题解 | #删除链表的节点#

/**
 *  #[derive(PartialEq, Eq, Debug, Clone)]
 *  pub struct ListNode {
 *      pub val: i32,
 *      pub next: Option<Box<ListNode>>
 *  }
 * 
 *  impl ListNode {
 *      #[inline]
 *      fn new(val: i32) -> Self {
 *          ListNode {
 *              val: val,
 *              next: None,
 *          }
 *      }
 *  }
 */
struct Solution{

}

impl Solution {
    fn new() -> Self {
        Solution{}
    }

    /**
    * 代码中的类名、方法名、参数名已经指定，请勿修改，直接返回方法规定的值即可
    *
    * 
        * @param head ListNode类 
        * @param val int整型 
        * @return ListNode类
    */
    pub fn deleteNode(&self, head: Option<Box<ListNode>>, val: i32) -> Option<Box<ListNode>> {
        let mut head_v = Box::new(ListNode::new(-1));
        head_v.next = head;
        let mut p = &mut head_v;
        //为啥要take()
        //如果直接写会报错，提示如下。

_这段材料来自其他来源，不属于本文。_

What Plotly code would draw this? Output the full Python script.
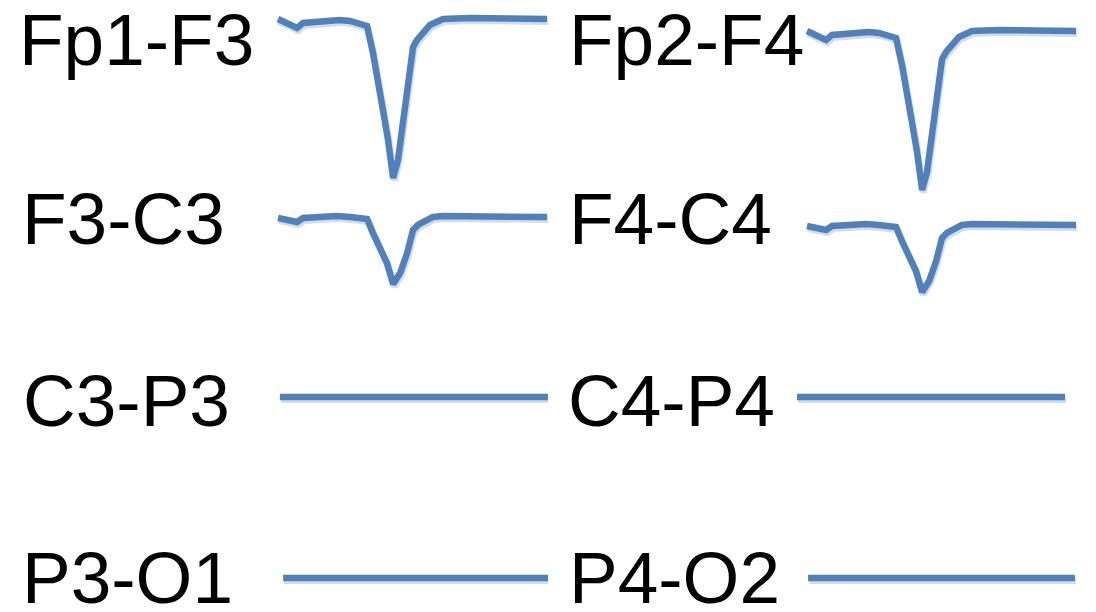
import plotly.graph_objects as go

# time axis (arbitrary units, 0-100 across each trace) and deflection (downward negative)
wave_t_fp = [0, 7.1, 9.3, 15.6, 23.0, 26.8, 33.1, 35.3, 36.8, 39.0, 40.9, 42.8,
             44.6, 47.2, 49.1, 50.2, 51.7, 56.5, 61.3, 71.4, 100]
wave_fp = [0, -9, -4, -2, -1, -2, -7, -34, -61, -91, -121, -159,
           -141, -88, -58, -28, -21, -6, 0, 1, 0]

wave_t_fc = [0, 7.1, 9.3, 21.9, 26.8, 33.1, 35.3, 37.9, 40.5, 42.8, 45.4, 48.0,
             50.2, 52.0, 57.6, 61.3, 100]
wave_fc = [-1, -5, -1, 1, 0, -2, -16, -33, -46, -67, -56, -36, -13, -8, 0, 1, 0]

# flat channels: start / end time, zero deflection
flat_t = {
    "C3-P3": [0.7, 100.4],
    "P3-O1": [1.9, 100.4],
    "C4-P4": [-3.7, 95.9],
    "P4-O2": [0.4, 99.6],
}
flat_v = [0, 0]

channels_left = ["Fp1-F3", "F3-C3", "C3-P3", "P3-O1"]
channels_right = ["Fp2-F4", "F4-C4", "C4-P4", "P4-O2"]

W, H = 1096, 612
BLUE = "#4f81bd"

# baseline of each channel row, in screen pixels from top
row_base_left = [19, 217, 397, 578]
row_base_right = [31, 225, 397, 578]
label_mid = [39.5, 218.5, 400.5, 577]

fig = go.Figure()


def channel_data(name):
    if name.startswith("Fp"):
        return wave_t_fp, wave_fp
    if name in ("F3-C3", "F4-C4"):
        return wave_t_fc, wave_fc
    return flat_t[name], flat_v


for chans, bases, xa in [(channels_left, row_base_left, "x"),
                         (channels_right, row_base_right, "x2")]:
    for name, base in zip(chans, bases):
        t, v = channel_data(name)
        y = [base - a for a in v]
        # soft shadow under the line
        fig.add_trace(go.Scatter(
            x=[ti + 0.4 for ti in t], y=[yi + 2.5 for yi in y], mode="lines",
            line=dict(color="rgba(0,0,0,0.14)", width=7),
            xaxis=xa, yaxis="y", showlegend=False, hoverinfo="skip"
        ))
        fig.add_trace(go.Scatter(
            x=t, y=y, mode="lines",
            line=dict(color=BLUE, width=6.5),
            xaxis=xa, yaxis="y", name=name, showlegend=False
        ))

# labels
label_x_left = [17, 20, 20.5, 20]
label_x_right = [567, 567, 565.5, 567]
for chans, xs in [(channels_left, label_x_left), (channels_right, label_x_right)]:
    for name, lx, ly in zip(chans, xs, label_mid):
        fig.add_annotation(
            x=lx / W, y=1 - ly / H, xref="paper", yref="paper",
            xanchor="left", yanchor="middle", text=name, showarrow=False,
            font=dict(family="Liberation Sans, Arial", size=73, color="black")
        )

# 2.69 px per time unit; trace start at x=278 (left) and x=807 (right)
px_per_t = 2.69
left_r0 = -278 / px_per_t
right_r0 = -(807 - 548) / px_per_t
span = 548 / px_per_t

axis_common = dict(showgrid=False, zeroline=False, showticklabels=False,
                   showline=False, ticks="")
fig.update_layout(
    width=W, height=H,
    margin=dict(l=0, r=0, t=0, b=0),
    plot_bgcolor="white", paper_bgcolor="white",
    xaxis=dict(domain=[0, 0.5], range=[left_r0, left_r0 + span], **axis_common),
    xaxis2=dict(domain=[0.5, 1], range=[right_r0, right_r0 + span], **axis_common),
    yaxis=dict(domain=[0, 1], range=[H, 0], **axis_common),
)

# drop the default page margin so the figure sits at the window's corner
fig.write_html("out.html", config={"displayModeBar": False},
               post_script="document.body.style.margin='0px';document.body.style.overflow='hidden';")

我想大概是因为，p本身是mut的，不能将mut p中的一部分ownership 直接move 走。要用take()函数会更安全
        //while let Some(nt) = p.next {
        /*
        cannot move out of `p.next` as enum variant `Some` which is behind a mutable referencerustcClick for full compiler diagnostic
        main.rs(31, 24): data moved here
        main.rs(31, 24): move occurs because `nt` has type `Box<ListNode>`, which does not implement the `Copy` trait
        main.rs(31, 30): consider borrowing here: `&`
         */
        while let Some(nt) = p.next.take() {
            if nt.val == val {
                p.next = nt.next;
            } else {
                p.next = Some(nt);
                // p = &mut p.next.as_mut().unwrap();
                p = p.next.as_mut().unwrap();
            }
        }

        head_v.next
        }
}